Reconquista, Terusirnya Islam dari Andalusia

Joesoef Sou’yb, dalam buku Daulat Umayah II di Cordova, mengungkapkan bahwa sepanjang dekade 1010-an hingga 1020-an M, kekuasaan Dinasti Umayyah II di Andalusia perlahan-lahan menuju keruntuhan. Ini membuat pemimpin Muslim di wilayah tersebut, yang semula berada dalam satu kepemimpinan, terpecah menjadi banyak kelompok kekuasaa. Periode ini dikenal dengan Periode Mulukul atThawaif.

Umat Islam di Andalusia pun ikut terpecah menjadi kerajaan-kerajaan kecil yang tersebar di seluruh Andalusia.
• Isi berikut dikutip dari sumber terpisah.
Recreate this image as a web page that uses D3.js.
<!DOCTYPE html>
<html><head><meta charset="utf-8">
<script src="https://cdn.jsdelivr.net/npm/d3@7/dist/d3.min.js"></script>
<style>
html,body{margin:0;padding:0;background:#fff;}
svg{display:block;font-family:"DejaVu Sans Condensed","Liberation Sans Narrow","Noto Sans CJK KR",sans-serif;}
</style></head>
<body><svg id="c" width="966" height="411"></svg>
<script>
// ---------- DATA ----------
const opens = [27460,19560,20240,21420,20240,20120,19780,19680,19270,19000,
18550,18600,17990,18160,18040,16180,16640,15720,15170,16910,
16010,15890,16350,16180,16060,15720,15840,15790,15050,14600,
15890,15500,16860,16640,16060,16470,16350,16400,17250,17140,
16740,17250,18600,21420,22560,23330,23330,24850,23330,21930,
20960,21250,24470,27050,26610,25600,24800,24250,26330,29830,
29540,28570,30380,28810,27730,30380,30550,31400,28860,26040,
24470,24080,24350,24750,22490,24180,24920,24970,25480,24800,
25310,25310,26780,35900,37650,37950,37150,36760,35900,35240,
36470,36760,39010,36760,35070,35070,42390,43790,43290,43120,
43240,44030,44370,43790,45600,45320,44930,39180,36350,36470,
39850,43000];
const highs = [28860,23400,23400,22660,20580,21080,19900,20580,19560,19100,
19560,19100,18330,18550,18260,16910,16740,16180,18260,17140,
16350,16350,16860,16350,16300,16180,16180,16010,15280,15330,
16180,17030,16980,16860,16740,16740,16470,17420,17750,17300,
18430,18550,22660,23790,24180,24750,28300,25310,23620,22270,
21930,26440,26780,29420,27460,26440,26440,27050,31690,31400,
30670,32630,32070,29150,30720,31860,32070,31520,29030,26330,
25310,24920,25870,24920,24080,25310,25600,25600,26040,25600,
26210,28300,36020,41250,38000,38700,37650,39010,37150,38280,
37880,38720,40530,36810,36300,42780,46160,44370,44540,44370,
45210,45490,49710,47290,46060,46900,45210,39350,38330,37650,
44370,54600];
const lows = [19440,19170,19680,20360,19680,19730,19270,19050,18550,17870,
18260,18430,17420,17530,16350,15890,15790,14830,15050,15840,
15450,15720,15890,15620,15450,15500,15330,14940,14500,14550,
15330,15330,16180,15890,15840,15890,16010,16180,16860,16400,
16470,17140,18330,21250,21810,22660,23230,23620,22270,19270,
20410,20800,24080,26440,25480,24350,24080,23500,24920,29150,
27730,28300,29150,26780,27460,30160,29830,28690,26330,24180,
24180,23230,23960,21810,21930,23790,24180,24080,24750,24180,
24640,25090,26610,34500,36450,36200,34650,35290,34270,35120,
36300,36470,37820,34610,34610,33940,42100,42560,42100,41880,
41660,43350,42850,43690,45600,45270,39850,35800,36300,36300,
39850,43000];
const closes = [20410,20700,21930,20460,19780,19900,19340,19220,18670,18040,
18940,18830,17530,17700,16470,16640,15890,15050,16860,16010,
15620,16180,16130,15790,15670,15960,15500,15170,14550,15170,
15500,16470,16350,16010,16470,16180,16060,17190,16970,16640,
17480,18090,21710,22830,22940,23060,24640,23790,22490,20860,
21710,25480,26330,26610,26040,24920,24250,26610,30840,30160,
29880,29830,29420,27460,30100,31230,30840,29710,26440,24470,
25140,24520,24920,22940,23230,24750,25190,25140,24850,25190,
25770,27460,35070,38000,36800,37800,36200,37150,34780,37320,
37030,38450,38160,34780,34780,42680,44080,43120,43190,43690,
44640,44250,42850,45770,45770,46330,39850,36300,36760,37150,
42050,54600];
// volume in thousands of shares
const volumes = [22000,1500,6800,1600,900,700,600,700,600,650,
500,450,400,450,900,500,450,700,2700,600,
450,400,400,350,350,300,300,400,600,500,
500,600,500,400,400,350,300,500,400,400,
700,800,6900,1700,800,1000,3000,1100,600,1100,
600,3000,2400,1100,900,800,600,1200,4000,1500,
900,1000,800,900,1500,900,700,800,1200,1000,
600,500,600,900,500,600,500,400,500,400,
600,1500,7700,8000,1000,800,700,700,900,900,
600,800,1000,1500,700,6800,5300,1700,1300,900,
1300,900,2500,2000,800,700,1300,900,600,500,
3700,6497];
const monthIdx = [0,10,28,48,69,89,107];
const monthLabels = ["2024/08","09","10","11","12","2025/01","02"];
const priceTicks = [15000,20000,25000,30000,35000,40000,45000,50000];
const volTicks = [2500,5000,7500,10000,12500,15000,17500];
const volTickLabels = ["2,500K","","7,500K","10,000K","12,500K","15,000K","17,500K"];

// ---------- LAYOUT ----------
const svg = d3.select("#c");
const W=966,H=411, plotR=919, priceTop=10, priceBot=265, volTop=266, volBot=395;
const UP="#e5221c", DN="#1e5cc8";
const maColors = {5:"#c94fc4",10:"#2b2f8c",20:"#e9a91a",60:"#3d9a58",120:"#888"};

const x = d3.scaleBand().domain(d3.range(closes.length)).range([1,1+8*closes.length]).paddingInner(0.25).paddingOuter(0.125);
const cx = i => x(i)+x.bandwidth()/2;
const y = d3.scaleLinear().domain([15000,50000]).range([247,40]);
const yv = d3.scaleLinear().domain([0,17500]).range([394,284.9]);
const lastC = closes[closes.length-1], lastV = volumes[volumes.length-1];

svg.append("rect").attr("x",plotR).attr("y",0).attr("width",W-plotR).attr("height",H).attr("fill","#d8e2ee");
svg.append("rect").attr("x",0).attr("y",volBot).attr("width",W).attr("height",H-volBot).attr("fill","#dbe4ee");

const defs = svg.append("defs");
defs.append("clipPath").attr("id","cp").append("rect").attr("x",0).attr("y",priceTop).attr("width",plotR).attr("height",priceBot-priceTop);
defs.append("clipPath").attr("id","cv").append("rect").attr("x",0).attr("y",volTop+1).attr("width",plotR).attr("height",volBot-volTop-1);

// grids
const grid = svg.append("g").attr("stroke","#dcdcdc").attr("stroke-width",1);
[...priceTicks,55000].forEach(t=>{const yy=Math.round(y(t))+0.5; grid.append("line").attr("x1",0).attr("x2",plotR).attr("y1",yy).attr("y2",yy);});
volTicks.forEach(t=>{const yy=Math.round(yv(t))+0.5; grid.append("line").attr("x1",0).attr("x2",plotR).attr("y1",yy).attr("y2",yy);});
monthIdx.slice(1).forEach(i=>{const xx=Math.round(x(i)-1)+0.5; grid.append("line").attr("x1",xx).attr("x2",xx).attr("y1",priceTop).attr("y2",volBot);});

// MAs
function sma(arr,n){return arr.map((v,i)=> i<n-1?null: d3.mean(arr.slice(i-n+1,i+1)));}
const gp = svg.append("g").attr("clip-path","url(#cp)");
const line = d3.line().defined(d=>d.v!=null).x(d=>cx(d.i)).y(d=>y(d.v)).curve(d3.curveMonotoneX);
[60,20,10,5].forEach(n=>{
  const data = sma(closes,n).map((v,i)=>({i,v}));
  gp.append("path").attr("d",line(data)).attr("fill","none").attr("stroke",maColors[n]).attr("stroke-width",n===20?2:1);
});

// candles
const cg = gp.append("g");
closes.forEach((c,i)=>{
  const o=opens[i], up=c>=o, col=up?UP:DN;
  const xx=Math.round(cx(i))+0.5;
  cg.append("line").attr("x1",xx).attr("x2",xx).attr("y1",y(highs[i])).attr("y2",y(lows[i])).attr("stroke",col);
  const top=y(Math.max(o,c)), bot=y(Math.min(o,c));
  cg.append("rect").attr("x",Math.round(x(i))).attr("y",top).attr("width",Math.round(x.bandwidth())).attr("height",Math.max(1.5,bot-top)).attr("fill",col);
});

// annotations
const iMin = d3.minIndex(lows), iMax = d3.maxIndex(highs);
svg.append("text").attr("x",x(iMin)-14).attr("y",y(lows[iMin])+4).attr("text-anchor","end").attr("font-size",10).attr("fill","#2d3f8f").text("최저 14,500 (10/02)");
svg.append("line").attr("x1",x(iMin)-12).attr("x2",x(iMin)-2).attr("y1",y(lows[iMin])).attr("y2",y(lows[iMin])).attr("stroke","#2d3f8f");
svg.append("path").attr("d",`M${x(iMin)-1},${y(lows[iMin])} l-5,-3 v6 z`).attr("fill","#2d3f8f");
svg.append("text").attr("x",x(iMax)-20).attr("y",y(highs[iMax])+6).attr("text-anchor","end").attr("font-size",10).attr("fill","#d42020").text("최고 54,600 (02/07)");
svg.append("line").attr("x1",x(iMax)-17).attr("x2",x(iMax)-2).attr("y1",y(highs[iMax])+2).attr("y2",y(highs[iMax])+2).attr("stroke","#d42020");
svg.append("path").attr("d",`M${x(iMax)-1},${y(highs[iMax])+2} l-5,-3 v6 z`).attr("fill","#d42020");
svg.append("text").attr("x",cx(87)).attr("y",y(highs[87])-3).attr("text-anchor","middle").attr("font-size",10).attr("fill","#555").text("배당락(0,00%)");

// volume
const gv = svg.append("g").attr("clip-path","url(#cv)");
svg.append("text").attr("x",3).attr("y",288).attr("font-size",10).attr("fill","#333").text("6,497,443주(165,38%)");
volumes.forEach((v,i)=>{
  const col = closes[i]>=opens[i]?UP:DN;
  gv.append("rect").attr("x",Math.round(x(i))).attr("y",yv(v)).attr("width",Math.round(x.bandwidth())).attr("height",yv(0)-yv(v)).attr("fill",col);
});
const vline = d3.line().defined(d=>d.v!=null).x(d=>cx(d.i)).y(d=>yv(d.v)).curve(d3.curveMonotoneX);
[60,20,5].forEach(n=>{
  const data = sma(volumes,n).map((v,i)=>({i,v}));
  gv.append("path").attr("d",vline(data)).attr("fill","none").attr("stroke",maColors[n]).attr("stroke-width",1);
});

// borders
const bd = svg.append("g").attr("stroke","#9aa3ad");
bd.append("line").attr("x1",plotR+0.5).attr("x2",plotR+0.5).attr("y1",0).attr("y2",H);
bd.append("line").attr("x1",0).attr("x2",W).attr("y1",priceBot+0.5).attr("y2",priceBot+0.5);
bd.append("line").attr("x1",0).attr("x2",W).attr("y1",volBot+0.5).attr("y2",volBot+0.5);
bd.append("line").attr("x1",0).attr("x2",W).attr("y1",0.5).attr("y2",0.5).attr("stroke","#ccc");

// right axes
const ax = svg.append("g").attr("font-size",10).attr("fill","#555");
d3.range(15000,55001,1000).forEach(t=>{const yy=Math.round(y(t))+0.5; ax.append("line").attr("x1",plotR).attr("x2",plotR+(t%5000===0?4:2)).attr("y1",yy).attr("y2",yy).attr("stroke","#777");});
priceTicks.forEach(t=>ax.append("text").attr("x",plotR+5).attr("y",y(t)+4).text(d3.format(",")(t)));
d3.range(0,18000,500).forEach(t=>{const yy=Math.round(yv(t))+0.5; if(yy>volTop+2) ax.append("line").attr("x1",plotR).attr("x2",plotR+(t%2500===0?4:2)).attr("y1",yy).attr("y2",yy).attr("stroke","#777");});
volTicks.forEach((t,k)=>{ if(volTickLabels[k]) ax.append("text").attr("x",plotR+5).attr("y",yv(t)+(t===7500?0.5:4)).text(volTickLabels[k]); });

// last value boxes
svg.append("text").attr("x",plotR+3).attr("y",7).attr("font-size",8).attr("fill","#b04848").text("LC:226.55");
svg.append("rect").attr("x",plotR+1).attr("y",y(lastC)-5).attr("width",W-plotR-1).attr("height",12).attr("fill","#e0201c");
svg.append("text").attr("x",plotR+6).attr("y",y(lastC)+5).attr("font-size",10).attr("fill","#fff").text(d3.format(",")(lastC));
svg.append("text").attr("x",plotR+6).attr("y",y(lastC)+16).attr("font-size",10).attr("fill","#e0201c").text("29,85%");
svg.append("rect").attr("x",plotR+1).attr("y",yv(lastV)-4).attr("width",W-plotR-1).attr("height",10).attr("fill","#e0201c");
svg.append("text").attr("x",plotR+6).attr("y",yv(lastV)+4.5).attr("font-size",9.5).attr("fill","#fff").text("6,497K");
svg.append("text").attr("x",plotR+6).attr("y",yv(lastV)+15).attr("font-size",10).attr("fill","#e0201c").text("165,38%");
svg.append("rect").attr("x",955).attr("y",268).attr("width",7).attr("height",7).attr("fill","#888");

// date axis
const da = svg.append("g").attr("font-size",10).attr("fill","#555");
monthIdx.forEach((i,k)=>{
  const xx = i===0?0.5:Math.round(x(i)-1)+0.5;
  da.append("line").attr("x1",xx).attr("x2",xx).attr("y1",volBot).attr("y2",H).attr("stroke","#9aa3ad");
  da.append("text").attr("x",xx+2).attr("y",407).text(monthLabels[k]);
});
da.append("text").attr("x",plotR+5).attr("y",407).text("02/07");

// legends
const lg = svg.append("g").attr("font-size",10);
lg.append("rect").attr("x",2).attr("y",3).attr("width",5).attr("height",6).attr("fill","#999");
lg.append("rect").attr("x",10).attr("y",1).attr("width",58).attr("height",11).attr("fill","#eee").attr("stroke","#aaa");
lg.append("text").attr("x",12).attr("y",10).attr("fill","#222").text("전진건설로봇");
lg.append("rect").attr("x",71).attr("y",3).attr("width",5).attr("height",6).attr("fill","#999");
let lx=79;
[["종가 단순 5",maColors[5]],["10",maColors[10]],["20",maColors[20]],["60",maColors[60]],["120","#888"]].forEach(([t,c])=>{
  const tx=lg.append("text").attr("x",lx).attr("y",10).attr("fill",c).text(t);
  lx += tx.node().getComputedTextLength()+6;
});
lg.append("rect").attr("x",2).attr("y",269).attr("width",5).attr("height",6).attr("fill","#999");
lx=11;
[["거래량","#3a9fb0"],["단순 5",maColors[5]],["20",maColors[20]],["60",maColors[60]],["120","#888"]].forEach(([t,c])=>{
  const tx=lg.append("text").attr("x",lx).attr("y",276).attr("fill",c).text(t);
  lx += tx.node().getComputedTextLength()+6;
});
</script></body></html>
Kerajaan-kerajaan tersebut segera menjadi mangsa empuk bagi para kerajaan Kristen di utara Spanyol.

Para penguasa Kristen di wilayah utara menaklukkan kerajaan-kerajaan Islam yang kecil tersebut dengan pendekatan frontal. Mereka mengetahui, jika mereka melakukan hal tersebut, mereka akan bersatu, membuat mereka dijadkan musuh bersama.

Raja Ferdinand II (1453-1516) dan Ratu Isabella I (1451-1504) , penguasa Kristen di Spanyol yang bersatu mendesak kekuasaan kerajaan-kerajaan muslim di wilayah tersebut, courtesy of Wikipedia

Untuk mewujudkan keinginan mereka, kerajaan-kerajaan Kristen membantu kerajaan Islam kecil yang hendak memerangi kerajaan Islam lainnya. Langkah ini sangat menguntungka para penguasa Kristen, karena selain mendapatkan “upah” berupa wilayah baru dan sejumlah harta, mereka juga mendapatkan suzernaity (pengakuan) dari kerajaan Islam yang meminta bantuan mereka.
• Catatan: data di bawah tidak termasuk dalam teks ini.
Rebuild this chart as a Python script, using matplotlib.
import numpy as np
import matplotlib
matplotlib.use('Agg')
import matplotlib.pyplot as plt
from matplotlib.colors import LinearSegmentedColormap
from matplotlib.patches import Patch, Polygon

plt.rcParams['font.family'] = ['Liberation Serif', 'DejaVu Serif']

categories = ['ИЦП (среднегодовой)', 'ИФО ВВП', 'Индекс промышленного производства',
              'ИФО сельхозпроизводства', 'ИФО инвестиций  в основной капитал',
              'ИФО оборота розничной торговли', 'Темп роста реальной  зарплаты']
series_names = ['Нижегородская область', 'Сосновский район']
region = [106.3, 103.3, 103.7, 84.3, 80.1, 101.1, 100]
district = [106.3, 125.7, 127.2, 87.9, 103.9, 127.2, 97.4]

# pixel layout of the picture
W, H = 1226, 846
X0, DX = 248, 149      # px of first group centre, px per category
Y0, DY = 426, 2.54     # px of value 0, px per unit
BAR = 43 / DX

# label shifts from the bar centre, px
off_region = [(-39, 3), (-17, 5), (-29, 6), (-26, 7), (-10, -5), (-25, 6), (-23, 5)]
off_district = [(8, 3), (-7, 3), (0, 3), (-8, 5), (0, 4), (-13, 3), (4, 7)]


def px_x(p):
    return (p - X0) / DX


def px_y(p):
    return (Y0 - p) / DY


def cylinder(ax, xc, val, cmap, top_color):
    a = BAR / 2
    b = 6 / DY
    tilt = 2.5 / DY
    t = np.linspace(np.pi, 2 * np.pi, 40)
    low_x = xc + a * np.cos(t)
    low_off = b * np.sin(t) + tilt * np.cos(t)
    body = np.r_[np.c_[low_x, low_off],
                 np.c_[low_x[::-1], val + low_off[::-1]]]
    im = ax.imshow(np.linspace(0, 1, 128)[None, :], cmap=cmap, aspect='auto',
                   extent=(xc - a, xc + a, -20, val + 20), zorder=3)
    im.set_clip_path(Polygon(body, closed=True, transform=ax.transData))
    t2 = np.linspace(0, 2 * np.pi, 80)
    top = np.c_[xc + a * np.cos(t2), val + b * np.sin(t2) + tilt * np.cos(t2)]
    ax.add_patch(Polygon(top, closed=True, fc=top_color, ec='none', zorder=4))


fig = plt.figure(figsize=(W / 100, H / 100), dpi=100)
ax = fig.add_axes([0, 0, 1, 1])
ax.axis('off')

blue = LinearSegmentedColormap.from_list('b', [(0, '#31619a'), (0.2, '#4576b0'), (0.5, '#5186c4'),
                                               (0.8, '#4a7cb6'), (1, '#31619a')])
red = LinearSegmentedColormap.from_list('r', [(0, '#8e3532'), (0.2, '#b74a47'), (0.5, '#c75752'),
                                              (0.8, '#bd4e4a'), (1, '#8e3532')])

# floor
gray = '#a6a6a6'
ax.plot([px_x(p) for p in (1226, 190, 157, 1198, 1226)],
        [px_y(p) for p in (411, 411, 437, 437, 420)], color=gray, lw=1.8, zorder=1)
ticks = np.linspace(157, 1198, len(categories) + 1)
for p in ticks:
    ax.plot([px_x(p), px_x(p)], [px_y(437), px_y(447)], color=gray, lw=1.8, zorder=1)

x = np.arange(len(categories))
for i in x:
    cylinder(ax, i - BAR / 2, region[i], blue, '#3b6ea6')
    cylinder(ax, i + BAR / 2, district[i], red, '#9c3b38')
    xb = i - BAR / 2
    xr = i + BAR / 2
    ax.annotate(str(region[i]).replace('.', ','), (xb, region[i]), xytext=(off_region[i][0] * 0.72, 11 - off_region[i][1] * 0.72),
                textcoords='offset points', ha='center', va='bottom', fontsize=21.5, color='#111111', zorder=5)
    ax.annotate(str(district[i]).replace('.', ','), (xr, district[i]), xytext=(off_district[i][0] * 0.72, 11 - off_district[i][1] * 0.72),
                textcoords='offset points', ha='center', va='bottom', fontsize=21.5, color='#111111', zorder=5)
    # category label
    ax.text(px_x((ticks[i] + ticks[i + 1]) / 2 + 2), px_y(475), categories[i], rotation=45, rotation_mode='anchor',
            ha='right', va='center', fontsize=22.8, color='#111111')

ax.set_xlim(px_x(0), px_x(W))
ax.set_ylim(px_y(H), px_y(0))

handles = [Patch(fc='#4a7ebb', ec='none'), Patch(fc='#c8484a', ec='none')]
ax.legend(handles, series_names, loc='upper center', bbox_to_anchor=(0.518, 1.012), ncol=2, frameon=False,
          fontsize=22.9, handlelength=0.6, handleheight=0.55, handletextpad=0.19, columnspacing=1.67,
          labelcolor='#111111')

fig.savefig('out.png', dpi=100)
Selama rentan waktu antara keruntuhan Dinasti Umayyah II hingga terusirnya umat Muslim dari Semenanjung Iberia, ada dua masa ketika kerajaan-kerajaan Islam yang terpecah itu berhasil disatukan sebelum Raja Ferdinand dan Ratu Isabella berhasil mewujudkan harapannya. Kedua masa tersebut dikenal sebagai periode Murabithun (1056-1147 M), dan Muwahhidun (1147-1238 M), yang ditandai dengan datangnya penguasa dari Afrika bagian utara untuk membantu para penguasa kecl dan menyatukan kekuatan Islam.

Namun, sama seperti gejala-gejala dinasti di mana pun, setelah melewati masa puncak, para raja Murabithun dan Muwahhidun akhirnya terlibat dalam perebutan kekuasaan. Hal ini berakhir ketika Paus Innocent II menyerukan Perang Salib di Spanyol, guna menghabisi kekuatan Muwahhidun.
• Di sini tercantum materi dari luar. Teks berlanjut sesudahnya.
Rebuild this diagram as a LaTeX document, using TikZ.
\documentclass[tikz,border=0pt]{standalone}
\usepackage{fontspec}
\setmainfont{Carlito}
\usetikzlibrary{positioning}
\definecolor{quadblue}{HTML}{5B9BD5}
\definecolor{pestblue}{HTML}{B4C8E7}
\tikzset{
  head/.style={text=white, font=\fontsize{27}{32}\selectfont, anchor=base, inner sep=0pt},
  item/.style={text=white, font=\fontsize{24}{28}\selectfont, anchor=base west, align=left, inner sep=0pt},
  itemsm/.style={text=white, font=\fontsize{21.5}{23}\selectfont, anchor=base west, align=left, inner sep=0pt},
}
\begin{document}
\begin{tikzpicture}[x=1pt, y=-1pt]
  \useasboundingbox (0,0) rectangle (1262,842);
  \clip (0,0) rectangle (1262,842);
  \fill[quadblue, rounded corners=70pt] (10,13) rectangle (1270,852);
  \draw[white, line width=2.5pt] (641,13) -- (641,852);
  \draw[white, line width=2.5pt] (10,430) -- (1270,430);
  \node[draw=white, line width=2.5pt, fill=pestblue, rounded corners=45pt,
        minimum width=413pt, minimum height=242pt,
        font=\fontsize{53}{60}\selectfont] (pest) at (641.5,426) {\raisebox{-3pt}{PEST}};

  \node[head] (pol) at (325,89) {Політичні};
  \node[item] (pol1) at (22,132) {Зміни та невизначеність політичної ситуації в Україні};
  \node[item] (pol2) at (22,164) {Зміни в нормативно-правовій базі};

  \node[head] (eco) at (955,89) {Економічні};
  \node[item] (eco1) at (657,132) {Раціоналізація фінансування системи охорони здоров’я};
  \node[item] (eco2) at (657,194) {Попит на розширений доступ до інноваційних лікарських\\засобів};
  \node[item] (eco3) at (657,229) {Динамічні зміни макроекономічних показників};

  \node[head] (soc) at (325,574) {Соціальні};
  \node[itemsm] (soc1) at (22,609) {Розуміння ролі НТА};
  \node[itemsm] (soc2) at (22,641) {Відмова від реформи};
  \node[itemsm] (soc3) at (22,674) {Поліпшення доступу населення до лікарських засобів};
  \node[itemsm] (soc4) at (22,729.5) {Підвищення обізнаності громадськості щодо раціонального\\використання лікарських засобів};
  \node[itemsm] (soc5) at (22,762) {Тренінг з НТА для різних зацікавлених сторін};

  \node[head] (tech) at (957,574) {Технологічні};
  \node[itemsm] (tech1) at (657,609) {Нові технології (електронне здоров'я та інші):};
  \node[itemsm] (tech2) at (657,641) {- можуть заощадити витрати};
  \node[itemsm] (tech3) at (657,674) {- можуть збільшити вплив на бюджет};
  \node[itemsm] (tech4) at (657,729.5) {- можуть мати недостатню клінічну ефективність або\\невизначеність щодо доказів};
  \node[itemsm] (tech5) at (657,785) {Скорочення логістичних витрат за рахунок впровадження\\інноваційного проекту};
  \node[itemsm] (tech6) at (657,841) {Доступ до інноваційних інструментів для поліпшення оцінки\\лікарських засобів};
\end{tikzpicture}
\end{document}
Ilustrasi pemimpin muslim pada periode Muwahiddun, courtesy of Dakwah Islam

Pada tahun 1212 M, ksatria salib dari Inggris, Perancis, Portugal, dan Spanyol bahu-membahu menghadapi pasukan Muwahhidun dalam perang Las Navas de Tolosa. Menurut Firas Alkhateeb dalam buku Lost Islamic History: Merebut Kembali Kejayaan Peradaban Islam, perang tersebut memakan korban sejumlah 100.000 pasukan Muwahhidun.

Baca Juga  Apakah Pemakzulan Gus Dur Merupakan Sebuah Kudeta?

Akibat perang tersebut, hanya wilayah Granada yang tersisa. Wilayah tersebut menjadi satu-satunya wilayah Islam yang merdeka dari kekuatan Kristen. Selama lebih dari 200 tahun, Granada mampu bertahan dengan membayar upeti kepada Kerajaan Kastilia yang beragama Kristen.

Pada 1492, wilayah Granada, sebagai wilayah Islam terakhir di Andalusia, mengalami keruntuhan. Peristiwa ini terjadi karena Muhammad XII, penguasa Granada yang berkuasa setelah menggulingkan ayah dan pamannya, menyerahkan kunci kota kepada Raja Ferdinand dan Ratu Isabella.

Lukisan The Surrender of Granada (1882) oleh Francisco Pradilla y Ortiz, courtesy of Wikipedia

Pasca-kejatuhan Granada, Islam telah kalah secara politik. Namun, agama Islam masih belum berakhir di Spanyol. Masih terdapat sekitar 500.000 warga Muslim yang hidup di wilayah tersebut. Dengan jumlah sebanyak itu, mustahil bagi penguasa Kristen untuk mengusir mereka seluruhya keluar Spanyol. Terlebih, kegiatan ekonimi masyarakat masih ada yang menggantungkan kepada warga Muslim.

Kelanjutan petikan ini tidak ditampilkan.